Hundreds of thousands of poultry birds are being culled in Europe as countries on the continent scramble to contain an outbreak of avian influenza.
France has already slaughtered 200,000 birds and is set to cull 400,000 more in a bid to stop the virus spreading among duck flocks in the southwest of the country, Reuters reports.
Germany has also ordered 62,000 turkey and ducks to be culled after the type H5N8 bird flu was confirmed on two farms in the Cloppenburg region, one of the country's leading poultry production areas.
A number of countries on the continent have reported the virus in recent weeks, with wild birds suspected of spreading the disease.

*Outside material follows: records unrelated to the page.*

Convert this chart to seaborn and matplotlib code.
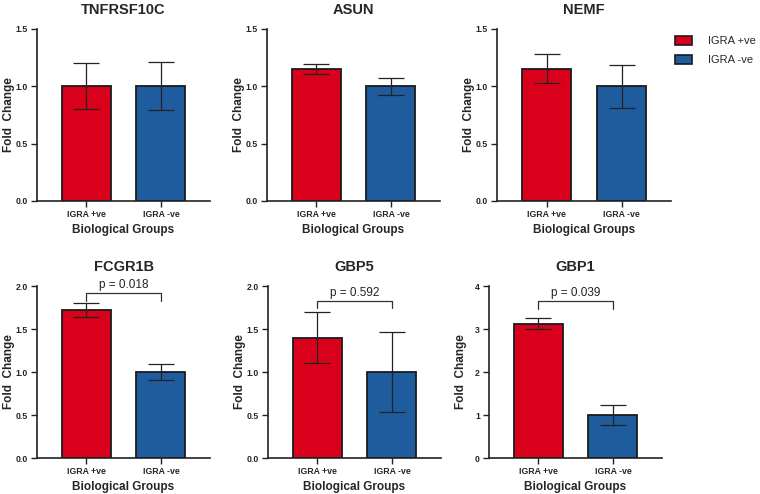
import matplotlib
matplotlib.use("Agg")
import matplotlib.pyplot as plt
import seaborn as sns
import pandas as pd
from matplotlib.patches import Patch

sns.set_style("ticks")
plt.rcParams['font.family'] = ['Liberation Sans', 'DejaVu Sans']

groups = ["IGRA +ve", "IGRA -ve"]
genes = ["TNFRSF10C", "ASUN", "NEMF", "FCGR1B", "GBP5", "GBP1"]
pos_mean = [1.00, 1.15, 1.155, 1.725, 1.40, 3.12]
pos_err = [0.20, 0.045, 0.13, 0.08, 0.30, 0.13]
neg_mean = [1.00, 1.00, 1.00, 1.00, 1.00, 1.00]
neg_err = [0.21, 0.075, 0.19, 0.09, 0.46, 0.235]
pvals = [None, None, None, "p = 0.018", "p = 0.592", "p = 0.039"]
ymax = [1.5, 1.5, 1.5, 2.0, 2.0, 4.0]
ystep = [0.5, 0.5, 0.5, 0.5, 0.5, 1.0]
bracket_y = [None, None, None, 1.92, 1.83, 3.65]
bracket_drop = [None, None, None, 0.09, 0.09, 0.18]

colors = {"IGRA +ve": "#D9001B", "IGRA -ve": "#1F5C9E"}

W, H = 760, 494
fig = plt.figure(figsize=(W / 100, H / 100), dpi=100)

# pixel boxes (left, top, right, bottom)
boxes = [(37, 29, 210, 201), (267, 29, 440, 201), (497, 29, 671, 201),
         (37, 286, 210, 458), (268, 286, 441, 458), (489, 286, 662, 458)]

for i, g in enumerate(genes):
    l, t, r, b = boxes[i]
    ax = fig.add_axes([l / W, 1 - b / H, (r - l) / W, (b - t) / H])
    df = pd.DataFrame({"group": groups, "value": [pos_mean[i], neg_mean[i]]})
    sns.barplot(data=df, x="group", y="value", hue="group", palette=colors,
                order=groups, hue_order=groups, width=0.66, legend=False,
                saturation=1, edgecolor="#1a1a1a", linewidth=1.3, ax=ax, zorder=2)
    ax.errorbar([0, 1], [pos_mean[i], neg_mean[i]], yerr=[pos_err[i], neg_err[i]],
                fmt="none", ecolor="#222222", elinewidth=0.9, capsize=9.5,
                capthick=0.9, zorder=3)
    ax.set_xlim(-0.665, 1.66)
    ax.set_ylim(0, ymax[i])
    n = int(round(ymax[i] / ystep[i]))
    ticks = [k * ystep[i] for k in range(n + 1)]
    ax.set_yticks(ticks)
    if ystep[i] >= 1:
        ax.set_yticklabels([f"{v:.0f}" for v in ticks])
    else:
        ax.set_yticklabels([f"{v:.1f}" for v in ticks])
    for lab in ax.get_yticklabels() + ax.get_xticklabels():
        lab.set_fontweight("bold")
        lab.set_fontsize(6.3)
    ax.tick_params(axis="both", direction="out", length=4, width=1.0,
                   color="#222222", pad=2.5)
    sns.despine(ax=ax)
    for s in ["left", "bottom"]:
        ax.spines[s].set_linewidth(1.2)
        ax.spines[s].set_color("#222222")
    ax.set_title(g, fontsize=10.5, fontweight="bold", pad=11)
    ax.set_xlabel("Biological Groups", fontsize=8.5, fontweight="bold")
    ax.xaxis.set_label_coords(0.5, -29 / (b - t), transform=ax.transAxes)
    ax.set_ylabel("Fold  Change", fontsize=8.5, fontweight="bold")
    ax.yaxis.set_label_coords(-28 / (r - l), 0.5, transform=ax.transAxes)
    ax.xaxis.label.set_va("center")
    ax.yaxis.label.set_va("center")
    if pvals[i]:
        yb = bracket_y[i]
        d = bracket_drop[i]
        ax.plot([0, 0, 1, 1], [yb - d, yb, yb, yb - d], color="#333333",
                lw=0.9, clip_on=False, zorder=4)
        ax.text(0.5, yb + 0.012 * ymax[i], pvals[i], ha="center", va="bottom",
                fontsize=8.5, color="#222222")

handles = [Patch(facecolor=colors[g], edgecolor="#1a1a1a", linewidth=1.2, label=g)
           for g in groups]
fig.legend(handles=handles, loc="upper left", bbox_to_anchor=(665 / W, 1 - 26 / H),
           frameon=False, fontsize=8, handlelength=1.55, handleheight=0.9,
           handletextpad=1.4, labelspacing=0.75)

fig.savefig("out.png", dpi=100)
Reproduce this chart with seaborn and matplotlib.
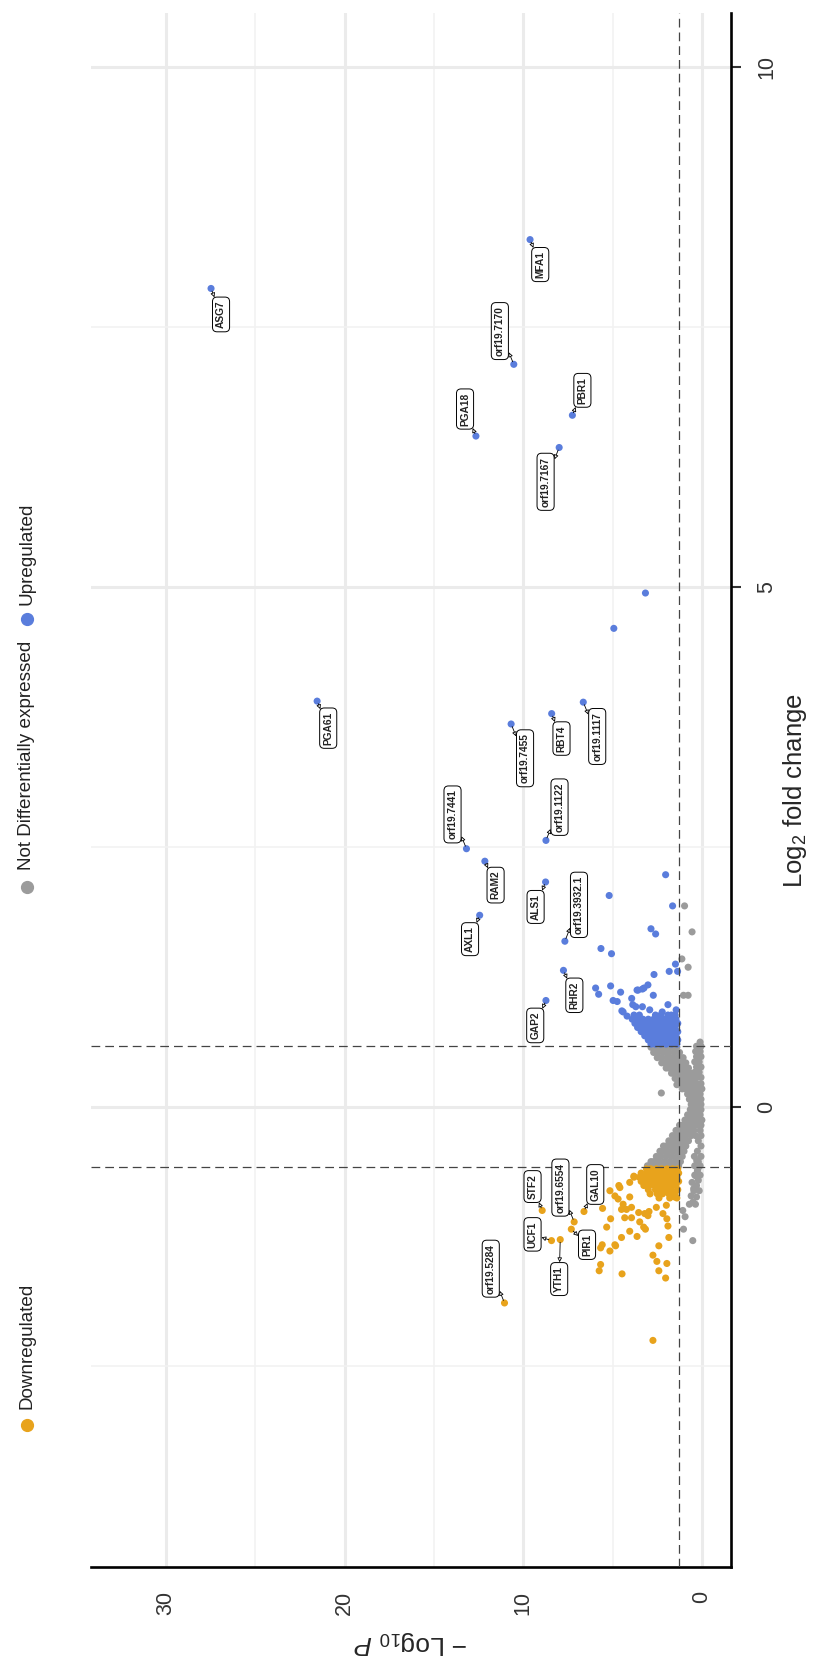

The spread of the virus in Europe follows a similar outbreak in Japan reported late last year.
More than 3 million birds have been culled there, with the virus being found in around a quarter of the country's 47 prefectures, in Japan's worst bird flu outbreak on record.
While Japan's agriculture ministry says it is not possible for people to catch avian influenza from eating the eggs or meat of infected birds, health officials around the world are concerned the virus could make a "species jump" and be a threat to humans, according to Reuters.
An outbreak of the virus has also been confirmed in South Korea, where hundreds of thousands of chickens and ducks have been preventatively killed to stop its spread.
According to experts, the Asian and European strains of the virus are separate but both are believed to have originated in wild birds.